Because of this slowdown 3 observable things happened for our customers - Slow UI response, API and UI intermittent availability, and long delays before documents were available. Additionally, the slowdown caused a chain of events that exacerbated the situation.

Processing queues for indexing new documents to make them searchable grew due to the increased latency in the document storage cluster. This resulted in long delays before documents were visible on the receiver side.

Our load balancers then began to run out of memory because they had to cache more of the above concurrent slow requests. This resulted in the UI and APIs being intermittently available.

Timeline (All times in UTC)

March 5th 2019

08:00 - Higher latency was observed on the storage system, Investigation started, Indexing queues started growing (#1)

12:00 - Latency increased, UI becomes intermittently available (#2) and slow for certain parts (#3)

14:00 - Load balancers were resized to add capacity reducing the visibility on #2 and #3

18:00 - All performance problems are solved, #2 and #3 is no longer observable, but #1 remains to be a problem especially for documents dispatched in that period.

March 6th 2019

Delays in processing continued through March 6th while our indexing subsystem caught up with the backlog.

Throughout the day, teams continued tuning access to the backup storage systems. Our customers have been seeing slightly delayed updates in the UI.

By 7pm all backlogged processing was completed and all operations are back to normal.

Major avenues of repair

3 teams worked together to recover from the incident, each on different aspects:

Storage team - Investigate and fix the root cause for the slow responses from the underlying storage system.

DevOps team - Mitigate the effects of the slow storage system by adding capacity to our load balancer and service pools.

Site Reliability Engineering team - Facilitate a failover to our backup storage system. As part of our disaster recovery capabilities, we have a complete backup storage system in place. This team made a code change to use the backup system in place of the primary to improve the user experience during the incident.

The 3 teams coordinated the above changes in production so that after each change we could monitor the effect before moving onto the next.

Remediations

This is the first large-scale cascading failure we have seen on the platform where slowness in one subsystem caused upstream systems to be partly or completely unavailable. Below are improvements we are implementing in response:

Response time

Ability to rapidly add capacity. Load balancers and services took longer than necessary to add capacity on demand. We will improve and optimize the automation required to enable rapid scaling.

System failover latency improvements. We had to test and release a small code change to enable failover to the backup system as it was not fully configurable in real time. We will be adding this capability in the immediate future

Impact on user experience did not trigger alerts in our monitoring systems after the main storage issue was resolved. The degraded service responsiveness was due to the backlog of work in the indexing subsystem and the lack of alerting on this queue masked the severity of the incident. Relevant metrics have been added to the monitoring and alerting systems.

System resilience

Client behavior for the document storage system was not optimal - failover was not fast enough which then caused additional slowness. Failover optimizations have already been put in place to improve this.

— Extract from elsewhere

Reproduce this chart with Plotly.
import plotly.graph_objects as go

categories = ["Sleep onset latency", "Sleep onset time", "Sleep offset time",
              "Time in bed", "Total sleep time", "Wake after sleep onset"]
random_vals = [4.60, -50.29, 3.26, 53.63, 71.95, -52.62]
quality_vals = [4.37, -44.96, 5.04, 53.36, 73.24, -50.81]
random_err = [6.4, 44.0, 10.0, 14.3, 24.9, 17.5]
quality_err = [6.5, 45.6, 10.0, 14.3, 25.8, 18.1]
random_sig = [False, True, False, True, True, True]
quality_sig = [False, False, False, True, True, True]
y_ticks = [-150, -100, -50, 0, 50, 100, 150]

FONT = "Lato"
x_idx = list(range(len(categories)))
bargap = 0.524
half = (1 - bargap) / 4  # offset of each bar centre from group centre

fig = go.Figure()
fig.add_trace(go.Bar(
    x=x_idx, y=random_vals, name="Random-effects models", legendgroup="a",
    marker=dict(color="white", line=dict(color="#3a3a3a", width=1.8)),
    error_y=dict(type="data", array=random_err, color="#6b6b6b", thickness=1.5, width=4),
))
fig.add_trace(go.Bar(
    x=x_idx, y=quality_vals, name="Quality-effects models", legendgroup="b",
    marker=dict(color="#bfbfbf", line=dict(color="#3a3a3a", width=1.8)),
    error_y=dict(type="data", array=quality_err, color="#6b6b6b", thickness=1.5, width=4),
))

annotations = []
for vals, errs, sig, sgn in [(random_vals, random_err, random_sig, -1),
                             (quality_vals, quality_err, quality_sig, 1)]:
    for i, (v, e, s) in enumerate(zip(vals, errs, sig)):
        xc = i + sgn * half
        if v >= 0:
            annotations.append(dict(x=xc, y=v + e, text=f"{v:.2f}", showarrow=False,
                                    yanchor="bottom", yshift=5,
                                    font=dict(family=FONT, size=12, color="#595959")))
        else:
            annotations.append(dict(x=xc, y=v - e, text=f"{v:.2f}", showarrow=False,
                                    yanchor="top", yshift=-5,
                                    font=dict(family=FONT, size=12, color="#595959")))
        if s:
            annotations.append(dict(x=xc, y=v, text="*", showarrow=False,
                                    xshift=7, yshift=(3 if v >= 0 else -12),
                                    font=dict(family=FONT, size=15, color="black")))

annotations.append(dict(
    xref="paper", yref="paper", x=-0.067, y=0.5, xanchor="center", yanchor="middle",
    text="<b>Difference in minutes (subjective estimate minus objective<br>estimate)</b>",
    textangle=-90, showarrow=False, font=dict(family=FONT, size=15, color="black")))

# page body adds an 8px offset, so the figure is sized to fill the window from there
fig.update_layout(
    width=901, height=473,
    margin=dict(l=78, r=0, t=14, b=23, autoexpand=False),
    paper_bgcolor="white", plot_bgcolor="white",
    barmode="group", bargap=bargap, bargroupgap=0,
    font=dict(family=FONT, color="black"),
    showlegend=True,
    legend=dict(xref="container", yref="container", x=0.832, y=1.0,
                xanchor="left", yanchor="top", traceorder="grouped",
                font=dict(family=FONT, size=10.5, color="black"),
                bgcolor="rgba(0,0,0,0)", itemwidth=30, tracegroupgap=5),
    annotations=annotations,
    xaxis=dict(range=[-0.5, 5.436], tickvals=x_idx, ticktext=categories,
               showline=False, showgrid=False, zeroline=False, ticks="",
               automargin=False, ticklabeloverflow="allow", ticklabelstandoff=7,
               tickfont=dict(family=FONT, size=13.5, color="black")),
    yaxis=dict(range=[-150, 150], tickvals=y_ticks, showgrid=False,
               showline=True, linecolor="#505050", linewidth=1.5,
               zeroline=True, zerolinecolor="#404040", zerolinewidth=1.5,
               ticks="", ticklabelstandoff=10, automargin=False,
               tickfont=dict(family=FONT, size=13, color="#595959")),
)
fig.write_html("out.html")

There has been an ongoing effort to evolve the design of the storage layer architecture to reduce complexity and the likelihood of operational failures. The incident has accelerated the implementation of these efforts as the teams are determined to ensure that we will not experience this failure mode again.

Service level objectives

Because of the cascading effect, we will set more strict service level objectives to the lover level storage systems and the teams running them.

Conclusion

First, we apologize for the disturbance this caused for our customers. We know that Tradeshift operates in many mission critical flows and that service availability and responsiveness are of paramount importance to our users. We strive to provide an always available, highly responsive user experience and did not live up to those expectations.

We know that actions speak louder than words and as such are redoubling our efforts to evaluate possible failures and to build preventative measures in place. We’re also actively building a more formal program to better educate and train our engineers on the types of failures that can occur in complex distributed systems in order to build quality and reliability into the earliest stages of building the product.

We thank you for your patience during this incident and again apologize deeply for the interruption and inconvenience we placed on our customers.

Posted Mar 07, 2019 - 14:17 PST

Resolved

We’re back! We’re sorry for the disruption to your day

Posted Mar 06, 2019 - 11:05 PST

Monitoring

A fix has been implemented and we are monitoring the results.

Posted Mar 06, 2019 - 09:53 PST

Identified

The issue has been identified and a fix is being implemented.

Posted Mar 06, 2019 - 07:34 PST

Update

We are continuing to investigate this issue.

Posted Mar 06, 2019 - 06:06 PST

Investigating

We are investigating delays on document processing.

We apologize for the inconvenience.

Posted Mar 06, 2019 - 06:06 PST

This incident affected: Tradeshift Go (getgo.tradeshift.com), WebUI ( go.tradeshift.com ), API ( api.tradeshift.com ), and Integration ( FTP/FTPS/SFTP ) ( si.tradeshift.com ).